Editor’s note: This week, Reuters Opinion is going to be publishing five excerpts – one each day – from D.W. Gibson’s new book, Not Working, an oral history of the recession. Gibson spent months traveling across America talking to people who had been laid off.
Today’s entry is Heather Dupree’s. Heather is a 38-year-old who lives in Marietta, Georgia. She grew up in Miami and went to Florida International University. Her dad worked for Pan Am, and her parents relocated to Atlanta when the company was acquired by Delta. After college, Heather followed her parents to Georgia. She shares a home in a wooded neighborhood with her partner, Leslie, and Leslie’s sixth-grade daughter, Gabby, from a previous relationship.
This is Heather’s story.
I actually went to school for a couple different things; I couldn’t figure out what I wanted to do. Originally, I wanted to teach, so I have a minor in education. And then I decided late that I wanted to get into computers. So I got my bachelor’s in communications with a bunch of computer classes underneath it, and I started doing websites when I was in college.
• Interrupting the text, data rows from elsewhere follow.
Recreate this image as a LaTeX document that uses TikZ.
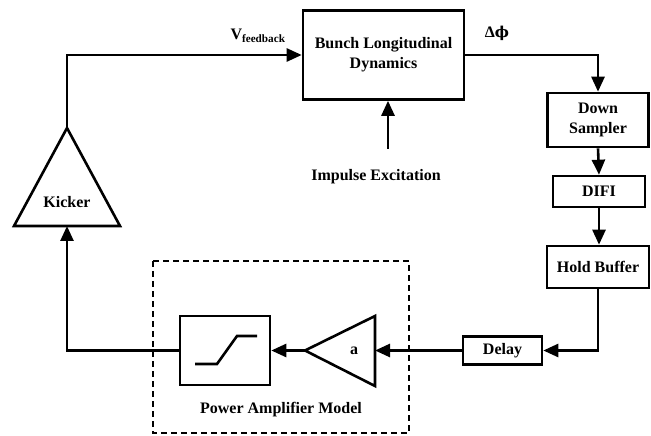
\documentclass[tikz,border=0pt]{standalone}
\usepackage{fontspec}
\setmainfont{Liberation Serif}
\newfontfamily\greekfont{DejaVu Serif}
\usepackage{tikz}
\usetikzlibrary{arrows.meta,positioning,calc}

\begin{document}
\begin{tikzpicture}[x=1bp,y=-1bp,% pixel grid of the figure, y goes down
					every node/.style={
						align=center,  		% use this so that the "\\" for line break works
						font=\fontsize{16bp}{20bp}\selectfont\bfseries
						},
					block/.style={rectangle,draw=black,line width=2.6bp,inner sep=0pt},
					wire/.style={line width=2.6bp,-{Triangle[length=15bp,width=13bp]}},
					plain/.style={line width=2.6bp}
					]
\useasboundingbox (0,0) rectangle (651,436);
% main blocks
\node[block,minimum width=161bp,minimum height=89bp](BLD) at (383.5,55){Bunch Longitudinal\\Dynamics};
\node[block,minimum width=101bp,minimum height=54bp](DS) at (598,120){Down\\Sampler};
\node[block,minimum width=92bp,minimum height=31bp](DIFI) at (599,191.5){DIFI};
\node[block,minimum width=102bp,minimum height=42bp](HB) at (598,267){Hold Buffer};
\node[block,minimum width=79bp,minimum height=28bp](DL) at (502.5,350.5){Delay};
\node[block,minimum width=90bp,minimum height=69bp](SAT) at (225,350.5){};
% saturation curve
\draw[plain] (195,364) -- (217,364) -- (237,336) -- (257,336);
% amplifier triangle
\coordinate (ampin) at (375,350.5);
\coordinate (ampout) at (305,350.5);
\draw[plain,line join=miter] (375,316) -- (ampout) -- (375,386) -- cycle;
\node(GAIN) at (354,350.5){a};
% kicker triangle
\coordinate (ktop) at (67,128);
\coordinate (kbot) at (67,226);
\draw[plain,line join=miter] (14,226) -- (ktop) -- (120,226) -- cycle;
\node(KICK) at (67,202){Kicker};
% labels
\node(VFB) at (258,36){V\textsubscript{feedback}};
\node(DPHI) at (497,33){Δ{\greekfont\fontsize{15bp}{18bp}\selectfont ϕ}};
\node(IMP) at (376,177){Impulse Excitation};
\coordinate (exc) at (388,149);
% power amplifier model
\draw[line width=1.3bp,dash pattern=on 6bp off 4bp] (153,261) rectangle (409,433);
\node(PAM) at (281,410){Power Amplifier Model};
% connections
\draw[wire] (BLD.east) -| (DS.north);
\draw[wire] (DS.south) -- (DIFI.north);
\draw[wire] (DIFI.south) -- (DIFI.south |- HB.north);
\draw[wire] (HB.south) |- (DL.east);
\draw[wire] (DL.west) -- (ampin);
\draw[wire] (ampout) -- (SAT.east);
\draw[wire] (SAT.west) -| (kbot);
\draw[wire] (ktop) |- (BLD.west);
\draw[wire] (exc) -- (exc |- BLD.south);
\end{tikzpicture}
\end{document}
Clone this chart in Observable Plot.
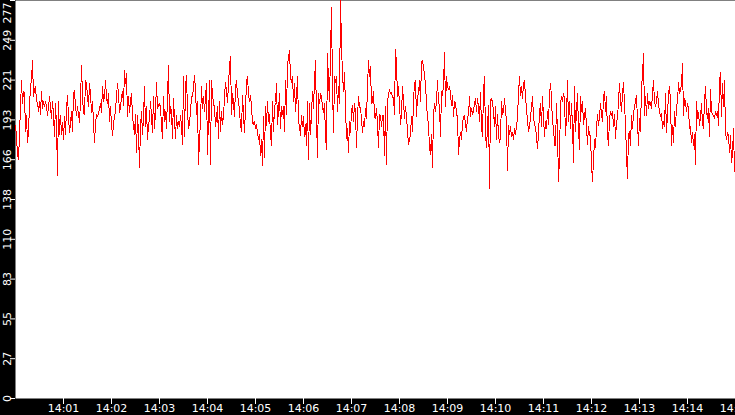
<!DOCTYPE html>
<html>
<head>
<meta charset="utf-8">
<script src="https://cdn.jsdelivr.net/npm/d3@7"></script>
<script src="https://cdn.jsdelivr.net/npm/@observablehq/plot@0.6"></script>
<style>
  html, body { margin: 0; padding: 0; background: #000; }
  svg { display: block; }
</style>
</head>
<body>
<div id="chart"></div>
<script>
// Readings, one per second-and-a-quarter, starting 14:00:00
const startTime = "2024-01-01T14:00:00Z";
const stepSeconds = 1.25;

const values1 = [190,182,170,166,184,203,221,205,214,212,186,197,178,186,204,217,222,235,210,215,217,207,206,200,207,198,214,202,207,203,207,203,197,203,210,203,195,207,198,182,205,191,155,207,184,197,184,192,180,196,184,202,211,196,185,191,200,186,213,214,203,197,203,198,192,207,232,211,198,198,221,220,210,203,219,212,199,207,192,178,191,198,196,198,202,205,199,217,207,210];
const values2 = [221,210,205,212,193,203,191,183,191,196,200,211,219,212,199,203,210,214,204,228,219,226,196,210,199,207,212,197,190,184,198,171,197,185,161,189,200,184,195,217,189,203,180,190,195,207,196,185,210,188,199,220,202,204,205,203,190,181,210,193,200,188,210,232,193,203,200,181,209,195,181,197,188,193,189,197,190,177,224,182,217,225,200,188,191,200,210,210,217,225];
const values3 = [214,198,207,163,180,193,217,202,210,200,210,219,170,195,221,163,221,212,205,203,189,196,203,181,207,186,200,191,196,210,220,214,206,219,231,238,198,212,206,196,216,221,212,207,200,190,186,211,198,185,202,220,224,212,207,211,203,192,191,193,188,191,185,180,184,169,180,162,196,168,203,190,207,193,198,184,176,207,186,202,206,219,191,200,212,188,203,198,203,186];
const values4 = [221,198,232,238,242,224,220,224,207,219,200,210,224,193,189,183,197,189,196,182,191,176,207,166,205,184,198,214,202,221,235,196,168,212,205,212,210,203,199,205,183,173,240,221,207,240,272,217,185,224,220,224,200,217,205,280,245,226,214,227,203,181,188,171,193,185,200,204,193,205,199,175,196,210,203,202,195,185,193,189,202,195,217,235,224,231,205,207,214,196];
const values5 = [195,202,191,175,198,197,189,197,197,169,203,163,207,211,215,212,213,210,209,198,243,233,210,217,205,191,198,217,207,195,203,196,186,177,180,184,196,186,207,220,221,196,210,212,221,207,234,235,231,225,219,205,196,191,174,170,184,161,198,205,200,207,221,207,203,182,214,211,218,241,203,224,217,215,217,212,204,211,196,207,205,199,195,170,180,185,180,192,196,197];
const values6 = [191,186,196,197,210,196,202,198,200,205,209,200,209,203,193,213,189,182,213,224,184,175,189,204,146,207,209,206,200,189,203,180,198,184,178,182,207,198,200,209,200,193,159,190,184,189,182,185,180,188,184,189,196,212,224,211,217,209,219,221,210,202,193,186,189,196,203,210,196,190,189,182,174,184,199,205,189,210,196,182,193,188,200,191,212,219,210,191,190,176];
const values7 = [176,205,185,151,168,205,210,207,212,209,183,196,221,193,207,188,205,191,164,217,186,200,212,189,173,210,200,207,191,196,202,189,177,189,184,182,163,151,166,180,175,188,198,190,196,205,198,193,209,214,200,210,184,176,195,200,197,200,189,198,181,192,195,207,219,207,200,212,220,205,191,170,153,184,186,176,197,188,198,203,207,211,193,176,195,186,217,225,240,197];
const values8 = [210,197,212,202,207,205,202,212,221,207,203,207,214,205,200,196,198,188,193,189,212,185,198,212,217,207,176,190,178,200,189,203,207,220,212,214,219,233,197,209,206,200,205,202,188,189,178,185,176,184,163,207,195,199,190,196,205,192,188,207,217,200,195,202,182,215,200,198,197,195,200,197,200,190,220,227,196,219,203,221,186,180,185,183,171,183,164,170,188,158];

const yTickValues = [0, 27.7, 55.4, 83.1, 110.8, 138.5, 166.2, 193.9, 221.6, 249.3, 277];
const yTickLabels = ["0","27","55","83","110","138","166","193","221","249","277"];
const xTickLabels = ["14:01","14:02","14:03","14:04","14:05","14:06","14:07","14:08","14:09","14:10","14:11","14:12","14:13","14:14","14:15"];

const allValues = [...values1, ...values2, ...values3, ...values4, ...values5, ...values6, ...values7, ...values8];
const t0 = new Date(startTime);
const data = allValues.map((v, i) => ({t: new Date(+t0 + i * stepSeconds * 1000), v}));
const xTicks = xTickLabels.map(s => new Date(`2024-01-01T${s}:00Z`));
const fmt = d3.utcFormat("%H:%M");
const lastIdx = yTickValues.length - 1;

const chart = Plot.plot({
  width: 735,
  height: 415,
  marginLeft: 15,
  marginRight: 0,
  marginTop: 0,
  marginBottom: 17,
  style: {background: "black", fontFamily: "DejaVu Sans", fontSize: "11px"},
  x: {type: "utc", domain: [t0, new Date("2024-01-01T14:15:00Z")]},
  y: {domain: [0, 277]},
  marks: [
    Plot.frame({fill: "white", stroke: null}),
    Plot.lineY(data, {x: "t", y: "v", stroke: "#ff0000", strokeWidth: 1, clip: true, shapeRendering: "crispEdges"}),
    Plot.axisY({ticks: yTickValues, tickSize: 5, stroke: "white", tickFormat: () => "", label: null}),
    Plot.text(yTickValues.slice(0, lastIdx), {y: d => d, text: (d, i) => yTickLabels[i], frameAnchor: "left", dx: -8, rotate: -90, fill: "white", fontSize: 11, textAnchor: "middle", lineAnchor: "middle"}),
    Plot.text([yTickValues[lastIdx]], {y: d => d, text: () => yTickLabels[lastIdx], frameAnchor: "left", dx: -8, dy: 2, rotate: -90, fill: "white", fontSize: 11, textAnchor: "end", lineAnchor: "middle"}),
    Plot.axisX({ticks: xTicks, tickSize: 6, tickPadding: 0, stroke: "white", fill: "white", tickFormat: fmt, label: null, fontSize: 11})
  ]
});
document.getElementById("chart").appendChild(chart);
</script>
</body>
</html>
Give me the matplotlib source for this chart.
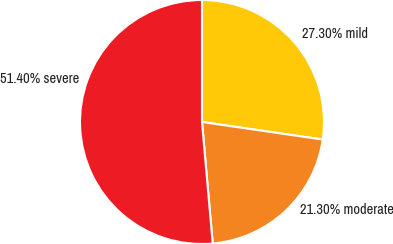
import matplotlib
matplotlib.use("Agg")
import matplotlib.pyplot as plt

labels = ["mild", "moderate", "severe"]
shares = [27.3, 21.3, 51.4]
colors = ["#FFC907", "#F48420", "#ED1C24"]
# label anchor points in pie-radius units
label_pos = [(0.82, 0.72), (0.80, -0.72), (-1.656, 0.35)]

family = ["Archivo Narrow", "Roboto Condensed", "Liberation Sans", "DejaVu Sans"]

W, H = 393, 244
cx, cy, r = 202, 122, 122

fig = plt.figure(figsize=(W / 100, H / 100), dpi=100)
ax = fig.add_axes([(cx - r) / W, (H - cy - r) / H, 2 * r / W, 2 * r / H])
ax.pie(shares, colors=colors, startangle=90, counterclock=False, radius=1,
       wedgeprops=dict(edgecolor="white", linewidth=1.5))
ax.set_xlim(-1, 1)
ax.set_ylim(-1, 1)
ax.set_aspect("equal")
ax.axis("off")

for name, val, (x, y) in zip(labels, shares, label_pos):
    ax.text(x, y, f"{val:.2f}% {name}", ha="left", va="center",
            fontsize=10.4, family=family, color="#231F20", clip_on=False)

fig.savefig("out.png", dpi=100)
I got on with a healthcare company. They brought me on as a contractor to rebuild their website. I was with C. for seven years, and in March of 2010 they laid me off. My boss walked back into my office with me and shut the door, and he just started crying. And then I just lost it. I tried to be strong, but I can’t actually sit there and watch a man cry without crying. So I was pretty upset. And then I just called Leslie and said, “You’ve gotta come pick me up.”
And she’s like, “What’s going on?”
I’m like, “You really just need to come pick me up.”
She got there, and she thought that they had let my boss go, and that’s why I was upset. And I was like, “Nope. That’s not really it…” So that’s kind of how that went down. And I really didn’t even have a chance to, you know, say goodbye to anybody really at that time. They were kind of just, like, “Hey, get your stuff and pack it up.”